Ta Da!

books
It is remarkable to me that there were that many books that didn’t fit on our other three (large!) bookcases. At this rate of expansion, we will be living in an apartment with books carpeting the floors, a bed made of books, sofas and chairs made of books, and several stylish book-endtables within a few years.

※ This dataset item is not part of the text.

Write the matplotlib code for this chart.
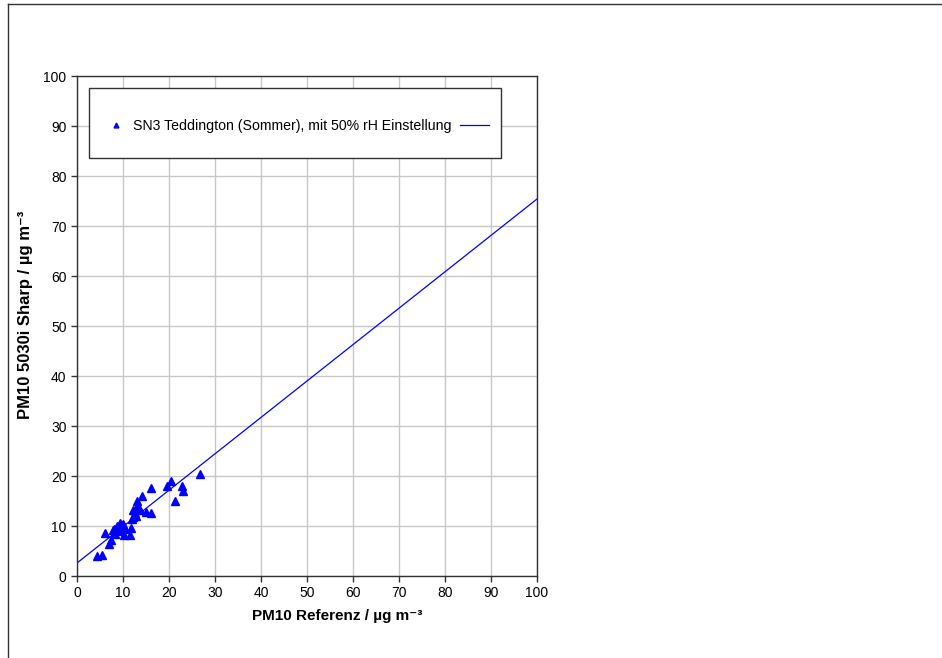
import matplotlib
matplotlib.use('Agg')
from matplotlib import pyplot as plt
from matplotlib.lines import Line2D
from matplotlib.patches import Rectangle
import numpy as np

plt.rcParams['font.family'] = ['Liberation Sans', 'DejaVu Sans']

# PM10 reference vs. 5030i Sharp
ref = [4.4, 5.4, 6.1, 7.0, 7.3, 7.8, 8.1, 8.3, 8.6, 9.0, 9.3, 9.7, 10.1, 10.3,
       10.4, 11.5, 11.8, 11.9, 12.2, 12.2, 12.8, 13.0, 13.1, 13.4, 13.8, 14.1,
       15.1, 16.0, 16.0, 19.6, 20.5, 21.2, 22.8, 23.1, 26.7, 8.9, 9.5, 12.5]
sharp = [4.1, 4.3, 8.7, 6.5, 7.2, 9.2, 9.5, 8.5, 10.0, 9.7, 10.7, 10.2, 10.5, 8.3,
         9.5, 8.3, 9.7, 11.4, 11.9, 13.2, 12.0, 14.0, 15.1, 13.6, 13.2, 16.0,
         12.9, 12.7, 17.7, 18.1, 19.1, 15.1, 18.1, 17.0, 20.4, 9.0, 9.8, 12.6]

# regression line
intercept = 2.6
slope = 0.728
line_x = [0, 100]

label = 'SN3 Teddington (Sommer), mit 50% rH Einstellung'

fig = plt.figure(figsize=(9.42, 6.58), dpi=100)
ax = fig.add_axes([77 / 942, 1 - 576 / 658, 460 / 942, 500 / 658])

ax.plot(ref, sharp, linestyle='none', marker='^', color='#0000ff',
        markersize=6, zorder=3)
ly = [intercept + slope * v for v in line_x]
ax.plot(line_x, ly, color='#0000ff', linewidth=0.9, zorder=2)

ax.set_xlim(0, 100)
ax.set_ylim(0, 100)
ax.set_xticks(np.arange(0, 101, 10))
ax.set_yticks(np.arange(0, 101, 10))
ax.grid(True, color='#c8c8c8', linewidth=1)
ax.set_axisbelow(True)
ax.tick_params(direction='out', length=4, width=1, labelsize=10, color='#333333')
for s in ax.spines.values():
    s.set_color('#333333')
    s.set_linewidth(1)

ax.set_xlabel('PM10 Referenz / µg m⁻³', fontsize=11, fontweight='bold')
ax.xaxis.set_label_coords(0.565, -0.066)
ax.set_ylabel('PM10 5030i Sharp / µg m⁻³', fontsize=12, fontweight='bold')
ax.yaxis.set_label_coords(-0.096, 0.522)

# legend frame (Excel style box)
ax.add_patch(Rectangle((12 / 460, 1 - 82 / 500), 412 / 460, 70 / 500,
                       transform=ax.transAxes, facecolor='white',
                       edgecolor='#333333', linewidth=1, zorder=4))
h1 = Line2D([], [], linestyle='none', marker='^', color='#0000ff', markersize=3.5)
h2 = Line2D([], [], color='#0000ff', linewidth=0.9)
leg = ax.legend([h1, h2], [label, ''], ncol=2, loc='center',
                bbox_to_anchor=(0.478, 0.900), frameon=False, fontsize=10.2,
                borderpad=0, handlelength=2.05, columnspacing=0.6,
                handletextpad=0.18, borderaxespad=0)
leg.set_zorder(5)

# outer frame (left and top edge)
fig.add_artist(Line2D([8 / 942, 8 / 942], [0, 1 - 4 / 658], color='#333333', linewidth=1))
fig.add_artist(Line2D([8 / 942, 1], [1 - 4 / 658, 1 - 4 / 658], color='#333333', linewidth=1))

fig.savefig('out.png', dpi=100)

I did try to do some pruning—here is my customary process of separating the wheat from the chaff:

1) Pick up surplus book (chaff).
2) Place in crate labeled “Storage.”
3) Snatch out again as from fiery pit of hell, car in process of falling off cliff, etc.
4) Open book at random and read 3-5 lines.
5) Devise chimerical lucrative essay I may be inspired to write based, in some nebulous manner, on said lines—or find some other way in which these words are indispensable to me.
6) Look at the books already deemed worthy of shelf space (wheat)—are there, among these, any that I could possibly do without, for even a small space of time?
7) No. No, there are not.
8) Tearfully, now, place chaff back in crate.
9) Repeat steps one through eight, with a different book, until all chaff is crated.
10) While carrying first crate to the door, notice the title of an exile—perhaps Doktor Snake’s Voodoo Spellbook (a facetious gift from my roommate after a particularly bad breakup). What if I need Dr. Snake’s instructions for the banishment of the Evil Eye? Instructions requiring only a bunch of bananas, some black ribbon, and a brief incantation?
11) Repeat steps four through six.

Every choice for me is Sophie’s. Force me to select a spatula and I will pick one, change my mind, take another, and watch as the jilted implement seems to droop its slotted head and curl its thin, plastic shoulders. Lighters that have long since run out of fluid I find to be disposable in name only. I have boxes and envelopes of small, slightly gruesome souvenirs: the shriveled top of a strawberry, a waxily matted button of birthday candle, a brittle Swedish Fish of unknown vintage—it’s just the sort of girl I am, I suppose. And my books keep me on the shortest leash. They are my friends and advisors; I have never traveled overnight with an entourage of fewer than four volumes.
But this apartment isn’t big enough for all of us. Some of us will have to move into storage, and it won’t be the one who’s paying the rent.